In der Region Genthin fallen im nächsten Jahr 141 Bürgerarbeiter-Stellen
weg. Absehbar sind Engpässe in Grundschulen, Vereinen und Jugendclubs.

Von Manuela Langner 26.11.2013, 02:08

Genthin l Tickets und Souvenirs verkaufen, Übernachtungen vermitteln und Veranstaltungen vorbereiten: Marina Weppler hat als eine von fünf Bürgerarbeitern in der Genthiner Touristinformation alle Hände voll zu tun. Seit September 2011 arbeitet die gelernte Verkäuferin im Team von Marina Conradi mit. "Ich habe in der Zeit viel dazu gelernt, und es ist schön, dass ich meine Arbeitskraft einbringen kann." Nur zu gerne würde Marina Weppler ihren Arbeitsplatz in der Touristinformation über den Herbst 2014 hinaus behalten. Ihr gefällt der Umgang mit den Menschen und nicht zu unterschätzen: "Das Kollektiv ist hervorragend."

Nach bisherigem Stand läuft die Bürgerarbeit jedoch 2014 aus. In der Region Genthin sind zwischen Frühling und Herbst gleich 141 Frauen und Männer betroffen.

Dass das Ende der Bürgerarbeit in Genthin deutlich spürbar sein wird, darauf machte Bürgermeister Thomas Barz (parteilos) die Mitglieder des Sozialausschusses auf ihrer jüngsten Sitzung aufmerksam. Allein 57 Stellen liegen in der Besorgung der Stadt.

Von den zusätzlichen Arbeitskräften profitieren Grundschüler und Kindergartenkinder, die vom Tierschutzverein versorgten Vierbeiner genauso wie der Tourismus oder die Köppen-Forschung in der Stadt- und Kreisbibliothek. Auch Jugendclubs, Feuerwehr, Inte-grationstreff und Vereine sind betroffen. "Es wird mächtig eng werden", prognostizierte der Stadtchef.

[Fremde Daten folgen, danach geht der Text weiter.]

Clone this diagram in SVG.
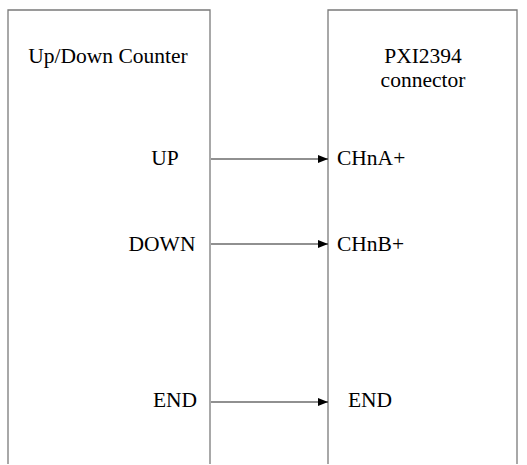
<svg xmlns="http://www.w3.org/2000/svg" width="527" height="465" viewBox="0 0 527 465">
<style>
.box{fill:none;stroke:#7a7a7a;stroke-width:1.3}
.t{font-family:"Liberation Serif","Times New Roman",serif;font-size:21.5px;fill:#000}
.w{stroke:#222;stroke-width:1.1;fill:none;marker-end:url(#ah)}
</style>
<defs>
<marker id="ah" markerWidth="10" markerHeight="8" refX="10" refY="4" orient="auto" markerUnits="userSpaceOnUse">
<path d="M0,0 L10,4 L0,8 Z" fill="#000"/>
</marker>
</defs>
<g id="counter">
<path class="box" d="M8,464 V10 H210 V464"/>
<text class="t" x="108" y="63" text-anchor="middle">Up/Down Counter</text>
<text class="t" x="165" y="165" text-anchor="middle">UP</text>
<text class="t" x="162" y="251" text-anchor="middle">DOWN</text>
<text class="t" x="175" y="407" text-anchor="middle">END</text>
</g>
<g id="pxi">
<path class="box" d="M328,464 V10 H517 V464"/>
<text class="t" x="423" y="63" text-anchor="middle">PXI2394</text>
<text class="t" x="423" y="87" text-anchor="middle">connector</text>
<text class="t" x="337" y="165">CHnA+</text>
<text class="t" x="337" y="251">CHnB+</text>
<text class="t" x="370" y="407" text-anchor="middle">END</text>
</g>
<g id="connectors">
<line class="w" x1="211" y1="159" x2="328" y2="159"/>
<line class="w" x1="211" y1="244" x2="328" y2="244"/>
<line class="w" x1="211" y1="402" x2="328" y2="402"/>
</g>
</svg>
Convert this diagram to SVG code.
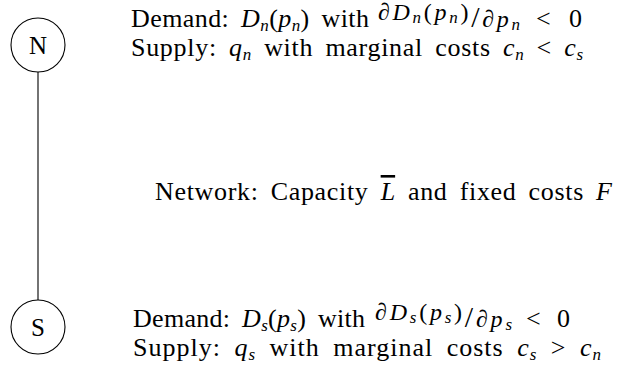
<svg xmlns="http://www.w3.org/2000/svg" width="626" height="372" viewBox="0 0 626 372">
<style>
.bg{fill:#fff}
.node circle{fill:#fff;stroke:#000;stroke-width:1.1}
.lbl{font-family:"Liberation Serif","Times New Roman",serif;font-size:25px;fill:#000;text-anchor:middle}
.t{font-family:"Liberation Serif","Times New Roman",serif;font-size:26px;fill:#000;white-space:pre}
.i{font-style:italic}
.s{font-size:17px;font-style:italic}
.f{font-size:24px}
.fs{font-size:17px;font-style:italic}
.sl{font-size:30px}
.edge{stroke:#000;stroke-width:1.1;fill:none}
.ov{text-decoration:overline}
</style>
<rect class="bg" x="0" y="0" width="626" height="372"/>
<g id="connectors">
<line class="edge" x1="38" y1="72" x2="38" y2="300"/>
</g>
<g id="node-N" class="node">
<circle cx="38" cy="45" r="27"/>
<text class="lbl" x="38" y="53.5">N</text>
</g>
<g id="node-S" class="node">
<circle cx="38" cy="327" r="27"/>
<text class="lbl" x="38" y="335.5">S</text>
</g>
<g id="text-N">
<text class="t" x="131" y="27" style="word-spacing:5px" textLength="238" lengthAdjust="spacing" xml:space="preserve">Demand: <tspan class="i">D</tspan><tspan class="s" dy="3.5">n</tspan><tspan dy="-3.5">(</tspan><tspan class="i">p</tspan><tspan class="s" dy="3.5">n</tspan><tspan dy="-3.5">) with</tspan></text>
<text class="t" x="378" y="27" textLength="142" lengthAdjust="spacing"><tspan class="f i" dy="-7">∂D</tspan><tspan class="fs" dy="3">n</tspan><tspan class="f" dy="-3">(</tspan><tspan class="f i">p</tspan><tspan class="fs" dy="3">n</tspan><tspan class="f" dy="-3">)</tspan><tspan class="sl" dy="7">/</tspan><tspan class="f i">∂p</tspan><tspan class="fs" dy="3">n</tspan></text>
<text class="t" x="536" y="27" textLength="46" lengthAdjust="spacing" xml:space="preserve">&lt; 0</text>
<text class="t" x="131" y="56" style="word-spacing:5px" textLength="452" lengthAdjust="spacing" xml:space="preserve">Supply: <tspan class="i">q</tspan><tspan class="s" dy="3.5">n</tspan><tspan dy="-3.5"> with marginal costs </tspan><tspan class="i">c</tspan><tspan class="s" dy="3.5">n</tspan><tspan dy="-3.5"> &lt; </tspan><tspan class="i">c</tspan><tspan class="s" dy="3.5">s</tspan></text>
</g>
<g id="text-network">
<text class="t" x="155" y="200" style="word-spacing:5px" textLength="457" lengthAdjust="spacing" xml:space="preserve">Network: Capacity <tspan class="i ov">L</tspan> and fixed costs <tspan class="i">F</tspan></text>
</g>
<g id="text-S">
<text class="t" x="133" y="327" style="word-spacing:5px" textLength="232" lengthAdjust="spacing" xml:space="preserve">Demand: <tspan class="i">D</tspan><tspan class="s" dy="3.5">s</tspan><tspan dy="-3.5">(</tspan><tspan class="i">p</tspan><tspan class="s" dy="3.5">s</tspan><tspan dy="-3.5">) with</tspan></text>
<text class="t" x="375" y="327" textLength="137" lengthAdjust="spacing"><tspan class="f i" dy="-7">∂D</tspan><tspan class="fs" dy="3">s</tspan><tspan class="f" dy="-3">(</tspan><tspan class="f i">p</tspan><tspan class="fs" dy="3">s</tspan><tspan class="f" dy="-3">)</tspan><tspan class="sl" dy="7">/</tspan><tspan class="f i">∂p</tspan><tspan class="fs" dy="3">s</tspan></text>
<text class="t" x="526" y="327" textLength="44" lengthAdjust="spacing" xml:space="preserve">&lt; 0</text>
<text class="t" x="133" y="356" style="word-spacing:6px" textLength="468" lengthAdjust="spacing" xml:space="preserve">Supply: <tspan class="i">q</tspan><tspan class="s" dy="3.5">s</tspan><tspan dy="-3.5"> with marginal costs </tspan><tspan class="i">c</tspan><tspan class="s" dy="3.5">s</tspan><tspan dy="-3.5"> &gt; </tspan><tspan class="i">c</tspan><tspan class="s" dy="3.5">n</tspan></text>
</g>
</svg>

Von mehreren Einrichtungen war die Stadt auf das drohende Ende der Bürgerarbeit hingewiesen worden. Stets verbunden mit der Nachfrage, ob sich das Projekt verlängern lässt. Das "definitive Ende" der Bürgerarbeit ist jedoch die Auskunft, die Thomas Barz erhalten hat und weitergeben musste. "Wir sind dabei, nach Lösungen zu suchen", informierte er.

Den Wunsch der Eltern, die Bürgerarbeit in den Kitas zu verlängern, kennt auch Andy Martius, Vorstand des DRK-Regionalverbandes Magdeburg-Jerichower Land, aus seiner beruflichen Arbeit. Als berufener Bürger meldete er sich im Bildungsausschuss zu Wort. Demnach muss das DRK in den Kindertagesstätten in seiner Trägerschaft allein auf zehn Bürgerarbeiter verzichten. Zusatzangebote werden wegfallen, "aber unsere Aufgaben werden wir weiterhin erfüllen", kündigte Andy Martius an.

Die erste Bürgerarbeiterin verliert die Grundschule Stadtmitte im Frühjahr, die Zweite im Herbst. Das werde sich "drastisch bemerkbar" machen, ist sich Schulleiter Ingo Doßmann sicher. Die Bürgerarbeiter helfen bei der Aufsicht auf dem Hof und bei der Essensausgabe, bei der Vorbereitung von Veranstaltungen, der Gestaltung des Schulhauses und der Absicherung von Wandertagen.

Aufgaben, die künftig wieder die Lehrer übernehmen müssen, die diese Zeit bislang nutzen konnten, sich beispielsweise intensiver um Schüler zu kümmern.

Ingo Doßmann sieht die Not von zwei Seiten. Der Wegfall der Bürgerarbeiter sei ein Dilemma aus pädagogischer Sicht, aber auch ein persönliches für die betroffenen Arbeitskräfte.

Mit seinem Schreiben an die Stadtverwaltung wollte er rechtzeitig auf die schwierige Situation aufmerksam machen. "Ich weiß, dass die Stadt allein nichts ausrichten kann, sondern auf Landes- oder Bundesprogramme angewiesen ist."

Den Vorwurf, die Bürgerarbeiter würden "richtige Arbeitsplätze" verdrängen, sieht Ingo Doßmann für Schulen nicht gegeben. "Es gibt keinen Verdrängungswettbewerb, weil das Land hier keine Arbeitsplätze schafft."